To re-design a cactus
The Cactus Project
Laura Cinti C-Lab
‘The Cactus Project,’ developed in 2001, is a living artwork that involves the fusion of human genetic material into the cactus genome. It explores the reproductive paradox in genetic engineering by making use of agrobacterium-mediated gene transfer to introduce keratin genes into cacti cells. Their external and morphological expressions are similar to that of human hair.

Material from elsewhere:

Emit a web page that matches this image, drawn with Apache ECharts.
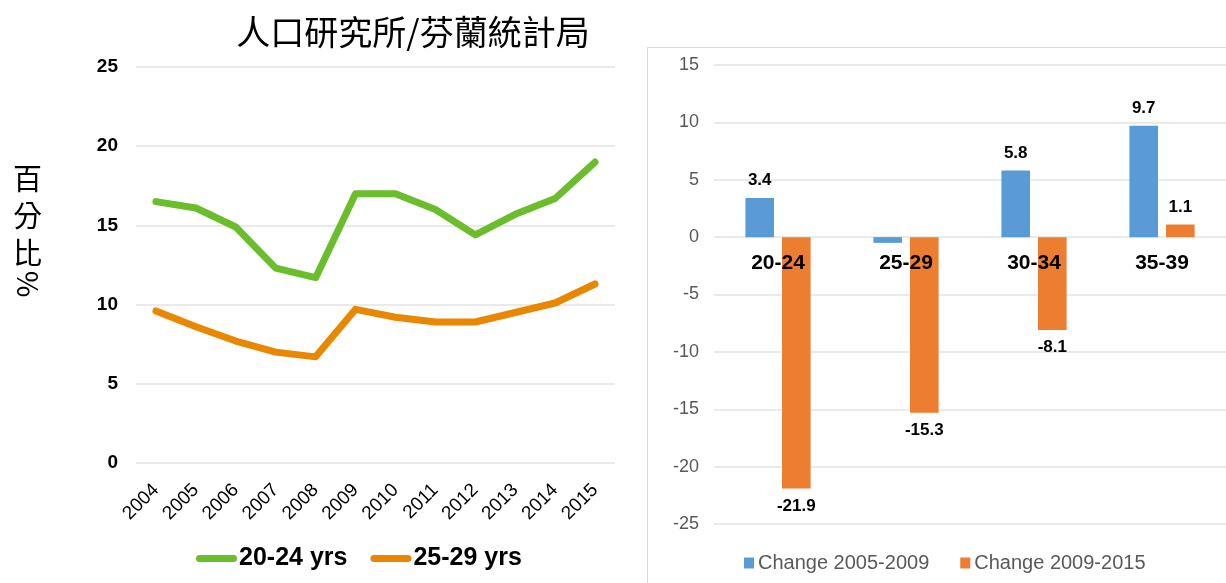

Agrobacterium tumefaciens, a plant pathogenic bacterium found in soil, is a ‘natural genetic engineer’ that infects dicotyledonous plants such as cacti and causes the formation of tumours. During the infection process, a region of this bacterium’s genetic material, known as the transfer DNA, is incorporated into the host plant cells, where it becomes illegitimately integrated into the genome, resulting in hormonal imbalances that in turn lead to the uncontrolled growth seen as tumours. The bacterium’s ability to transfer DNA from bacteria to plants has resulted in it being the most widespread DNA delivery method of introducing foreign genes into plant cells.
Here, a disarmed A.tumefaciens strain (LBA4404) was used to introduce the assembled genetic keratin construct into the cactus cells. Incisions were made along pieces of cactus tissue that were dipped into a culture containing our engineered A.tumefaciens strain. The tissue segments were gently placed onto plates containing plant hormones to induce shoot formations. Once transformed shoots developed, eight were transferred to media containing root-inducing hormones. Finally, the transformed cacti were transferred to soil. During this period we verified the genetic transformation of regenerated cacti by locating our construct using genetic analysis of tissue fragments (polymerase chain reaction and Southern blot analysis).